Payments Related Risks From COVID-19

This piece was first published on March 6, 2020.

Editor's note: Oliver Wyman is monitoring the COVID-19 events in real time, and we have compiled resources to help our clients and the industries they serve. Please continue to monitor the Responding To Coronavirus Hub for updates.

The situation regarding the emergence and transmission of COVID-19 remains concerning and rapidly changing. The effects on global and regional activity and commerce continue to escalate, and it is clear that consumers and business are changing their behaviors, especially around activities such as travel and interpersonal contact.

We expect that your organization has enterprise-wide planning and mitigation activities underway. However, there are some specific ways that COVID-19 may uniquely affect payments businesses. We have framed these as potential payments issues and ways to adapt or mitigate impacts, split into tactics that are practical to implement now, and those that should be considered to avoid adverse business outcomes — losses, service disruptions, customer experience — in the future.

Potential payments issues

Ways to adapt and mitigate impacts


Chargebacks

For volume that constitutes prepayment for future services (e.g. prepaid travel, deposits for future services), consumers may cancel plans and attempt to recover funds, even if contractually non-refundable, through chargebacks. This may cause an increase in operational burden and financial losses to merchants.

Conversely, during this period of extreme uncertainty, customers may be unwilling to transact unless they have some flexibility, amplifying other effects already suppressing purchase volume.

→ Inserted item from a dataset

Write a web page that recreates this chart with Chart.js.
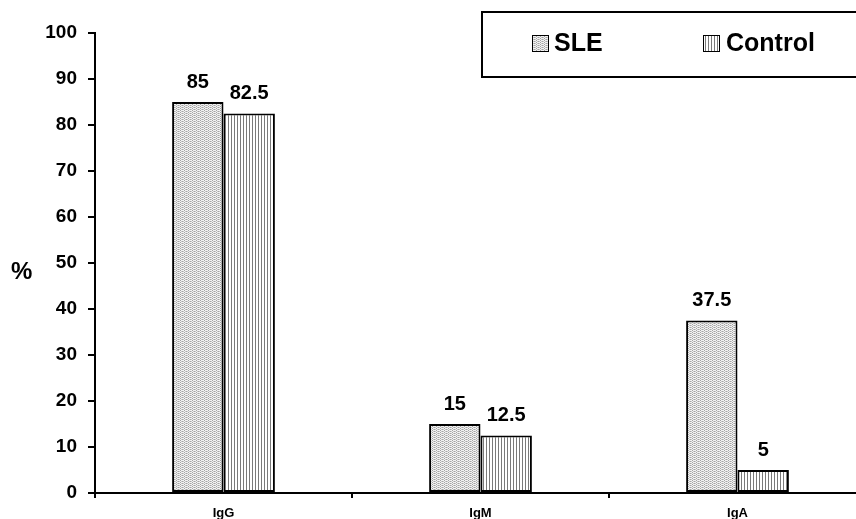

Now: Be prepared for any increase in chargeback volume and to robustly utilize processes to minimize losses such as timely representment and adequate documentation.

Review refund, return and chargeback policies during this period to mitigate customer uncertainty and build goodwill (similar to flexibility offered in the Travel industry around adverse weather events). Balance these policies against impact on business economics.

Future: Ensure form of payment choices and service pricing adequately reflects payment reversal risk for prepaid payments.


Third-party / supplier risk

Often key payments activities (e.g. processing, customer service) are provided by outsourced vendors. Frequently responsibility for monitoring and managing vendor business continuity falls to Enterprise Risk, who apply an enterprise-wide prioritization lens. Is this aligned with the priorities of your payments business?



Now: Proactively engage with key suppliers to ensure contingency plans are in place to meet SLAs in case of adverse events such as staff shortages or facility closures.

Future: Consider the robustness of your payments supply chain in the context of business continuity planning, including availability of redundant / backup suppliers, hidden supplier concentrations for example by geography.


Fraud risk

It is an unfortunate truth that some seek to use times of crisis and volatility for personal gain. Fraudsters may attempt to exploit any changes in customer behavior — which could render the traditional patterns used to identify illegitimate transactions temporarily less useful — to mask fraudulent activity.



Now: Consider whether emerging changes in customer behavior warrant any short-term changes to fraud detection logic (e.g. adding rules, tightening thresholds).

Future: Assess extent to which fraud detection practices are dynamic and robust to changing conditions.

With good fortune, the current situation will moderate and pass quickly. In the meantime, steps can be taken to ensure your business is appropriately prepared and you can answer Board and Senior Leadership questions regarding readiness and choices to be made in the immediate term.